Schneider, like Aceves, is hoping that the Las Positas PSR can proceed in the event that state or federal monies — perhaps, she suggested, something earmarked for disaster preparedness, which the Cottage Hospital project could claim — become available. “We need to be shovel-ready,” said Schneider. “Where we are now, we’re not even at a point where we could start step one.” Aceves argued that Goleta and other cities need to be “thoughtfully positioned” in the event that, for instance, another federal jobs bill frees up money for the overpass project. “We’d have to take advantage of that,” said Aceves, explaining that often such funds must be spent within 90 days. “If we don’t, we lose, and the money will go elsewhere.”

So could there be a future opportunity in which state or federal funds go straight to the overpass while avoiding the prioritized 101 project? “It’s conceivable,” said SBCAG’s Kemp, “but I don’t think it’s likely.” But Kemp also said that SBCAG is not the real hold-up on these projects. “What Caltrans told us is they don’t have anybody on their staff currently to do the oversight,” he explained. “Right now, they don’t have the people to work on it even if we signed off on it.”
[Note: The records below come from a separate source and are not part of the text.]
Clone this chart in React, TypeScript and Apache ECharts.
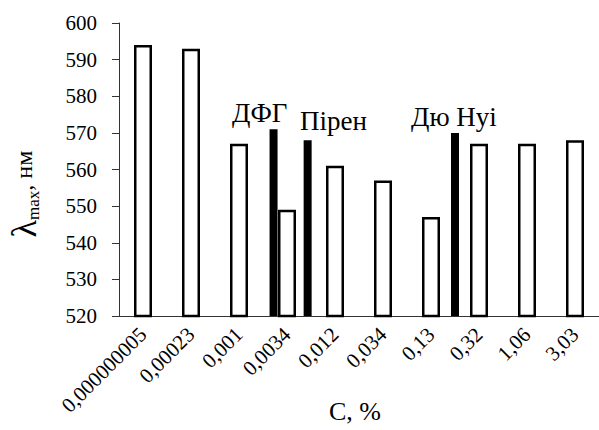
import React, { useEffect, useRef } from "react";
import * as echarts from "echarts";

const categories = ["0,000000005", "0,00023", "0,001", "0,0034", "0,012", "0,034", "0,13", "0,32", "1,06", "3,03"];
const lambdaValues = [594, 593, 567, 549, 561, 557, 547, 567, 567, 568];
// black reference markers: [category index, value, offset in band widths]
const markerCategory = [3, 3, 6];
const markerValues = [571, 568, 570];
const markerOffsets = [-0.28, 0.43, 0.5];
const markerNames = ["ДФГ", "Пірен", "Дю Нуі"];
const yTicks = { min: 520, max: 600, interval: 10 };

const FONT = "Liberation Serif";

export default function App() {
  const ref = useRef<HTMLDivElement>(null);
  useEffect(() => {
    if (!ref.current) return;
    const chart = echarts.init(ref.current, null, { renderer: "svg" });
    const markerData = markerCategory.map((c, i) => [c, markerValues[i], markerOffsets[i]]);
    const labelPos = [
      { x: 232, y: 112.5 },
      { x: 300, y: 121 },
      { x: 411, y: 117 },
    ];
    chart.setOption({
      animation: false,
      backgroundColor: "#fff",
      textStyle: { fontFamily: FONT, color: "#000" },
      grid: { left: 119, right: -12, top: 23, bottom: 114, containLabel: false },
      xAxis: {
        type: "category",
        data: categories,
        axisLine: { lineStyle: { color: "#333", width: 1 } },
        axisTick: { alignWithLabel: true, length: 5, lineStyle: { color: "#333" } },
        axisLabel: { interval: 0, rotate: 45, fontSize: 21, color: "#000", margin: 15, fontFamily: FONT },
        splitLine: { show: false },
      },
      yAxis: {
        type: "value",
        min: yTicks.min,
        max: yTicks.max,
        interval: yTicks.interval,
        axisLine: { show: true, lineStyle: { color: "#333", width: 1 } },
        axisTick: { show: true, length: 7, lineStyle: { color: "#333" } },
        axisLabel: { fontSize: 21, color: "#000", margin: 22, fontFamily: FONT },
        splitLine: { show: false },
      },
      series: [
        {
          type: "bar",
          data: lambdaValues,
          barWidth: 18,
          itemStyle: { color: "#fff", borderColor: "#000", borderWidth: 2.5 },
        },
        {
          type: "custom",
          data: markerData,
          encode: { x: 0, y: 1 },
          renderItem: (params: any, api: any) => {
            const idx = api.value(0);
            const v = api.value(1);
            const off = api.value(2);
            const top = api.coord([idx, v]);
            const base = api.coord([idx, yTicks.min]);
            const band = api.size([1, 0])[0];
            const cx = top[0] + off * band;
            return {
              type: "rect",
              shape: { x: cx - 4, y: top[1], width: 8, height: base[1] - top[1] },
              style: { fill: "#000" },
            };
          },
        },
      ],
      graphic: [
        ...markerNames.map((t, i) => ({
          type: "text",
          x: labelPos[i].x,
          y: labelPos[i].y,
          style: { text: t, fontFamily: FONT, fontSize: 27, fill: "#000", verticalAlign: "middle", align: "left" },
        })),
        {
          type: "text",
          x: 355,
          y: 411,
          style: { text: "C, %", fontFamily: FONT, fontSize: 26, fill: "#000", verticalAlign: "middle", align: "center" },
        },
        {
          type: "text",
          x: 24,
          y: 194,
          rotation: Math.PI / 2,
          style: {
            text: "{l|λ}{s|max}{n|, нм}",
            fill: "#000",
            align: "center",
            verticalAlign: "middle",
            rich: {
              l: { fontSize: 36, fontFamily: FONT, fill: "#000", color: "#000" },
              s: { fontSize: 17, fontFamily: FONT, fill: "#000", color: "#000", verticalAlign: "bottom", padding: [14, 0, 0, 0] },
              n: { fontSize: 24, fontFamily: FONT, fill: "#000", color: "#000" },
            },
          },
        },
      ],
    });
    return () => chart.dispose();
  }, []);
  return (
    <div
      ref={ref}
      style={{ position: "absolute", left: 0, top: 0, width: 599, height: 430, background: "#fff" }}
    />
  );
}
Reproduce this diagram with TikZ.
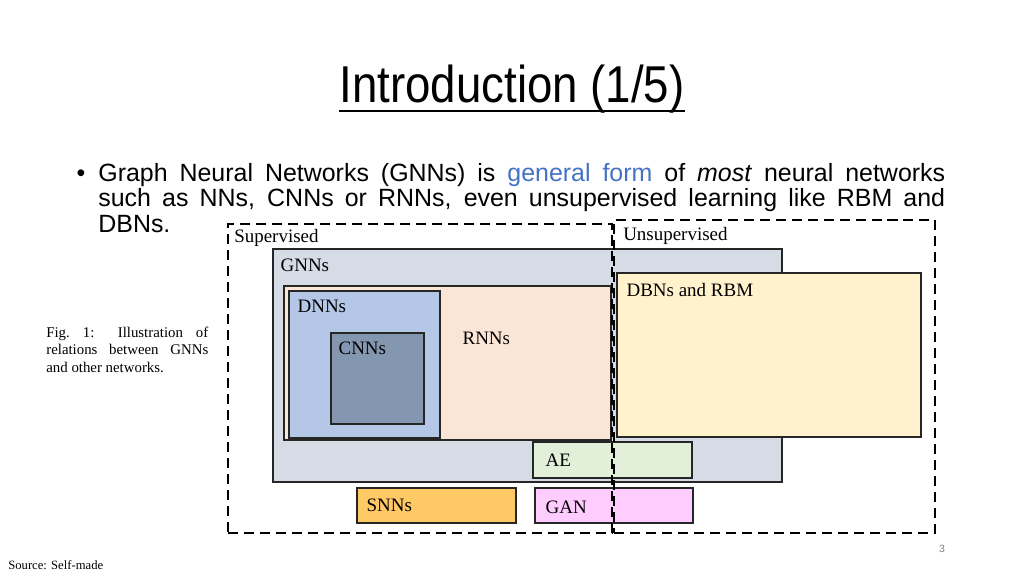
\documentclass[tikz,border=0pt]{standalone}
\usepackage{fontspec}
\setmainfont{Liberation Serif}
\newfontfamily\slidefont{Liberation Sans}
\newfontfamily\titlefont{Liberation Sans}[FakeStretch=0.88]
\usepackage{xcolor}
\usetikzlibrary{fit}
\usetikzlibrary{positioning}

\definecolor{boxline}{HTML}{262626}
\definecolor{gnnfill}{HTML}{D6DCE5}
\definecolor{rnnfill}{HTML}{FBE5D6}
\definecolor{dnnfill}{HTML}{B4C7E7}
\definecolor{cnnfill}{HTML}{8497B0}
\definecolor{dbnfill}{HTML}{FFF2CC}
\definecolor{aefill}{HTML}{E2F0D9}
\definecolor{snnfill}{HTML}{FFC965}
\definecolor{ganfill}{HTML}{FFCCFF}
\definecolor{linkblue}{HTML}{4472C4}

\begin{document}
\begin{tikzpicture}[x=0.02cm, y=-0.02cm,
	box/.style={draw=boxline, line width=0.85pt, inner sep=0pt},
	dashbox/.style={draw=black, line width=1.25pt, dash pattern=on 5.7pt off 3.4pt, inner sep=0pt},
	lbl/.style={font=\fontsize{10.8}{13}\selectfont, inner sep=0pt, anchor=base west}]
		\useasboundingbox (0,0) rectangle (1024,576);
		
		% title and bullet text
		\node[anchor=base, inner sep=0pt, font=\titlefont\fontsize{29.5}{32}\selectfont] (title) at (512,102) {Introduction (1/5)};
		\draw[line width=0.85pt] ([yshift=-0.18cm]title.base west) -- ([yshift=-0.18cm]title.base east);
		
		\node[anchor=base west, inner sep=0pt, text width=16.94cm, align=justify, font=\slidefont\fontsize{14.2}{14.75}\selectfont] (bullet) at (98,181) {Graph Neural Networks (GNNs) is \textcolor{linkblue}{general form} of \textit{most} neural networks\linebreak such as NNs, CNNs or RNNs, even unsupervised learning like RBM and\linebreak DBNs.};
		\node[anchor=base, inner sep=0pt, font=\slidefont\fontsize{14.2}{14.75}\selectfont] (dot) at (81,181) {\textbullet};
		
		% boxes
		\node[box, fill=gnnfill, fit={(273,249) (782,482)}] (gnn) {};
		\node[box, fill=rnnfill, fit={(284,286) (611,440)}] (rnn) {};
		\node[box, fill=dnnfill, fit={(289,291) (440,438)}] (dnn) {};
		\node[box, fill=cnnfill, fit={(331,333) (424,424)}] (cnn) {};
		\node[box, fill=dbnfill, fit={(617,273) (921,437)}] (dbn) {};
		\node[box, fill=aefill, fit={(533,442) (692,478)}] (ae) {};
		\node[box, fill=snnfill, fit={(357,488) (516,523)}] (snn) {};
		\node[box, fill=ganfill, fit={(535,488) (693,523)}] (gan) {};
		
		\node[lbl] (gnnlbl) at ([shift={(8,23)}]gnn.north west) {GNNs};
		\node[lbl] (rnnlbl) at ([shift={(179,59)}]rnn.north west) {RNNs};
		\node[lbl] (dnnlbl) at ([shift={(9,22)}]dnn.north west) {DNNs};
		\node[lbl] (cnnlbl) at ([shift={(8,22)}]cnn.north west) {CNNs};
		\node[lbl] (dbnlbl) at ([shift={(10,24)}]dbn.north west) {DBNs and RBM};
		\node[lbl] (aelbl) at ([shift={(13,25)}]ae.north west) {AE};
		\node[lbl] (snnlbl) at ([shift={(10,24)}]snn.north west) {SNNs};
		\node[lbl] (ganlbl) at ([shift={(11,26)}]gan.north west) {GAN};
		
		% dashed groups
		\node[dashbox, fit={(228,224) (612,533)}] (sup) {};
		\node[dashbox, fit={(614,220) (935,533)}] (unsup) {};
		\node[lbl] (suplbl) at ([shift={(7,20)}]sup.north west) {Supervised};
		\node[lbl] (unsuplbl) at ([shift={(10,22)}]unsup.north west) {Unsupervised};
		
		% caption, source, page
		\node[anchor=base west, inner sep=0pt, text width=3.24cm, align=justify, font=\fontsize{8.45}{10.2}\selectfont] (caption) at (46,337) {Fig.~1: Illustration of\linebreak relations between GNNs\linebreak and other networks.};
		\node[anchor=base west, inner sep=0pt, font=\fontsize{7.2}{8}\selectfont] (source) at (8,569) {Source: Self-made};
		\node[anchor=base, inner sep=0pt, text=gray, font=\slidefont\fontsize{6}{7}\selectfont] (pagenum) at (942,552) {3};
\end{tikzpicture}
\end{document}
Both Aceves and Schneider recognize that Kemp is in a difficult position. “We’re caught in the middle between transitioning from Measure A to Measure D and the economic downturn and the lack of secure funding for major projects,” said Schneider. “He’s trying to do his best under bad circumstances.” However, both Aceves and Schneider also feel that the priorities, the way projects are funded, and the schedule for making these projects happen must be set by the SBCAG board and not by the staff. “The concern is who makes the policy,” said Schneider. “Is it the board or is it the staff?” Aceves agreed, and said that while he’s threatened to go straight to Caltrans, he prefers working via SBCAG. “We are a region. SBCAG is supposed to work together on this,” said Aceves. “But you can’t have a staff-driven policy. It’s got to be a board-driven policy. That’s the problem we have right now. The board needs to establish a policy.”

As well, Schneider and Aceves will be advocating for the strategic plan to be reexamined at regular intervals, perhaps between the five stages of the 101 project, in order for smaller projects to proceed. Kemp said that such reexamining is already expected. “We’ll be revisiting the strategic plan every couple years,” said Kemp. “Things could change. Projects could move up, or they could move back.”

Until then, Aceves, Schneider, and other politicians have to worry about whether their pledges will come back to bite them. “This is the promise we made to my constituents: They were going to get this bridge if they passed Measure A. We’re not the only ones that made promises,” said Aceves. “It’s a credibility issue: Are we coming through with what we promised?”